Tang believed that whether or not the policies are successful should be judged from the macro perspective instead of a micro perspective.
"China was able to resume its rapid growth first when the global economy was still going downhill," Tang said, "China also successfully kept the confidence of its people and enterprises, which is more important than anything else. Therefore, the government's macro control is very successful."
In addition, Tang said that the increased investment in infrastructure has strategic significance for the Chinese economy.
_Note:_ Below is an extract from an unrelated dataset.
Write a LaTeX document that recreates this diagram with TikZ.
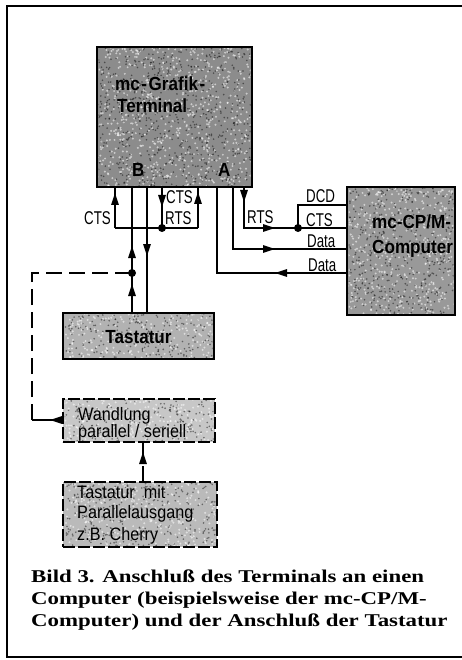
\documentclass[tikz,border=0pt]{standalone}
\usepackage{fontspec}
\setmainfont{Liberation Sans}
\newfontfamily\labf[FakeStretch=0.72]{Liberation Sans}
\newfontfamily\boxf[FakeStretch=0.9]{Liberation Sans}
\newfontfamily\capf[FakeStretch=1.27]{Liberation Serif}
\usetikzlibrary{arrows.meta,decorations.markings}
\tikzset{
  wire/.style={line width=1.6pt},
  dline/.style={line width=1.6pt, dash pattern=on 16pt off 7pt},
  blk/.style={draw, line width=1.6pt, inner sep=0pt, outer sep=0pt},
  dblk/.style={blk, dash pattern=on 12pt off 3pt},
  marr/.style={postaction={decorate,decoration={markings,
      mark=at position #1 with {\arrow{Triangle[length=12pt,width=7.5pt]}}}}},
  marrtwo/.style 2 args={postaction={decorate,decoration={markings,
      mark=at position #1 with {\arrow{Triangle[length=12pt,width=7.5pt]}},
      mark=at position #2 with {\arrow{Triangle[length=12pt,width=7.5pt]}}}}},
  lab/.style={font=\labf\fontsize{18.5}{18.5}\selectfont, inner sep=0pt},
  bigtxt/.style={font=\boxf\bfseries\fontsize{19}{19}\selectfont, inner sep=0pt, anchor=base west},
  smalltxt/.style={font=\boxf\fontsize{18}{18}\selectfont, inner sep=0pt, anchor=base west},
  captxt/.style={font=\capf\bfseries\fontsize{18}{18}\selectfont, inner sep=0pt, anchor=base west},
  jdot/.style={circle, fill, inner sep=0pt, minimum size=8pt},
}
% speckled halftone texture: cx, cy, w, h, count
\newcommand\mkspeck[5]{%
  \begin{scope}
    \clip ({#1-#3/2+1.5},{#2-#4/2+1.5}) rectangle ({#1+#3/2-1.5},{#2+#4/2-1.5});
    \foreach \i in {1,...,#5}{%
      \fill[white, opacity=0.55] ({#1+#3*(rnd-0.5)},{#2+#4*(rnd-0.5)}) circle (1.1);
      \fill[black, opacity=0.45] ({#1+#3*(rnd-0.5)},{#2+#4*(rnd-0.5)}) circle (0.9);
    }
  \end{scope}}
\begin{document}
\begin{tikzpicture}[x=1pt,y=-1pt]
\pgfmathsetseed{7}
\useasboundingbox (0,0) rectangle (462,660);
% frame
\draw[line width=2.2pt] (7,657) -- (7,6) -- (462,6);
\draw[line width=2.6pt] (6,657) -- (462,657);

% blocks
\node[blk, fill=black!45, minimum width=155pt, minimum height=140pt] (term) at (174.5,117) {};
\node[blk, fill=black!40, minimum width=108pt, minimum height=128pt] (comp) at (401,251) {};
\node[blk, fill=black!30, minimum width=151pt, minimum height=46pt] (tast) at (138.5,336) {};
\node[dblk, fill=black!22, minimum width=152pt, minimum height=43pt] (wand) at (139,420.5) {};
\node[dblk, fill=black!27, minimum width=154pt, minimum height=65pt] (key) at (140,514.5) {};
\mkspeck{174.5}{117}{155}{140}{700}
\mkspeck{401}{251}{108}{128}{450}
\mkspeck{138.5}{336}{151}{46}{230}
\mkspeck{139}{420.5}{152}{43}{200}
\mkspeck{140}{514.5}{154}{65}{300}

% block texts
\node[bigtxt] (t1) at (115,91) {mc\kern1.5pt-\kern1.5pt Grafik\kern1.5pt-};
\node[bigtxt] (t2) at (117,113) {Terminal};
\node[bigtxt] (tB) at (132,177) {B};
\node[bigtxt] (tA) at (218,177) {A};
\node[bigtxt] (c1) at (372,228) {mc-CP/M-};
\node[bigtxt] (c2) at (372,253) {Computer};
\node[bigtxt, anchor=base] (ta) at (138.5,343) {Tastatur};
\node[smalltxt] (w1) at (78,420) {Wandlung};
\node[smalltxt] (w2) at (78,437) {parallel / seriell};
\node[smalltxt] (k1) at (77,498) {Tastatur\ \ mit};
\node[smalltxt] (k2) at (77,518) {Parallelausgang};
\node[smalltxt] (k3) at (77,540) {z.B. Cherry};

% junction coordinates
\coordinate (j1) at (115,228);
\coordinate (jR) at (198,228);
\coordinate (jd) at (162,228);
\coordinate (kd) at (132,273);
\coordinate (x147) at (147,250);
\coordinate (x143) at (143,460);
\coordinate (d1) at (32,273);
\coordinate (d2) at (32,420);
\coordinate (a1) at (217,273);
\coordinate (a2) at (233,249);
\coordinate (a3) at (244,228);
\coordinate (rd) at (298,228);
\coordinate (r2) at (298,205);

% port B wires
\draw[wire] (j1) -- (jR);
\draw[wire, marr=35pt] (j1) -- (term.south -| j1);
\draw[wire, marr=20pt] (term.south -| jd) -- (jd);
\draw[wire, marr=36pt] (jR) -- (term.south -| jR);
\draw[wire, marrtwo={29pt}{67pt}] (tast.north -| kd) -- (term.south -| kd);
\draw[wire, marr=69pt] (term.south -| x147) -- (tast.north -| x147);
\node[jdot] (dot1) at (jd) {};
\node[jdot] (dot2) at (kd) {};

% dashed keyboard path
\draw[wire, marr=13pt] (wand.west |- d2) -- (d2);
\draw[dline] (d2) -- (d1) -- (kd);
\draw[dline, marr=30pt] (key.north -| x143) -- (wand.south -| x143);

% port A wires
\draw[wire, marr=72pt] (comp.west |- a1) -- (a1) -- (term.south -| a1);
\draw[wire, marr=104pt] (term.south -| a2) -- (a2) -- (comp.west |- a2);
\draw[wire, marrtwo={15pt}{72pt}] (term.south -| a3) -- (a3) -- (comp.west |- a3);
\draw[wire] (rd) -- (r2) -- (comp.west |- r2);
\node[jdot] (dot3) at (rd) {};

% signal labels
\node[lab, anchor=base east] (l1) at (111,224) {CTS};
\node[lab, anchor=base west] (l2) at (166,204) {CTS};
\node[lab, anchor=base west] (l3) at (165,224) {RTS};
\node[lab, anchor=base west] (l4) at (247,223) {RTS};
\node[lab, anchor=base west] (l5) at (306,203) {DCD};
\node[lab, anchor=base west] (l6) at (306,226) {CTS};
\node[lab, anchor=base west] (l7) at (307,247) {Data};
\node[lab, anchor=base west] (l8) at (308,271) {Data};

% caption
\node[captxt] (cap1) at (31,582) {Bild 3. Anschluß des Terminals an einen};
\node[captxt] (cap2) at (31,604) {Computer (beispielsweise der mc-CP/M-};
\node[captxt] (cap3) at (31,626) {Computer) und der Anschluß der Tastatur};
\end{tikzpicture}
\end{document}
"The government invested over 60 percent in infrastructure. This is much needed for the long term development of the Chinese economy, especially for cities and rural areas," he said, "It will bring great potential for the future development of the economy."
Tang also noted some problems caused by the control policies.
"First of all, the real estate bubble was blown up during this process. This is very dangerous," he said, "The soaring real estate price makes it impossible for average people to buy any real estates."
Another problem, according to Tang, is the huge local government debt, which has amounted to about 7,000 billion Yuan (47,793 billion U.S. dollars).
"This is an enormous number which might cause potential economic troubles in the future," he said, "This number is twice as much as the annual income of the local governments."
Xiaolei Zuo, chief economist at China Galaxy Securities Company Limited, agreed with Tang.
"During the sudden storm of global economy, as a developing country, if China can not stabilize its economy quickly, it will be very dangerous and take much longer to recover the confidence level," she said.
Zuo said the 4,000 billion Yuan (27,310 billion dollars) government investment played a critical role in not only stabilizing the Chinese economy, but also contributing to global economy.
"The Chinese government's control policy should receive very positive evaluation," she said.
Meanwhile, she said there are problems that the country should be concerned with during the recent round of adjustment.
"The Chinese government fully recognized the problems and risks and has taken actions accordingly," she said.
Regarding inflation, Zuo said, "There are very many complicated reasons for inflation."
"It happens regularly in an economy," she said, "Many people misunderstood it and worried too much."
She said that China, a country with a growth rate of about 10 percent, is capable of handling an inflation rate of about 5 percent.
"If there are no unexpected events this year, the Chinese government should be able to control its inflation rate between 3 and 5 percent," she said, "On the other hand, inflation can be taken care of through subsidizing people with low income and applying price limit to certain products."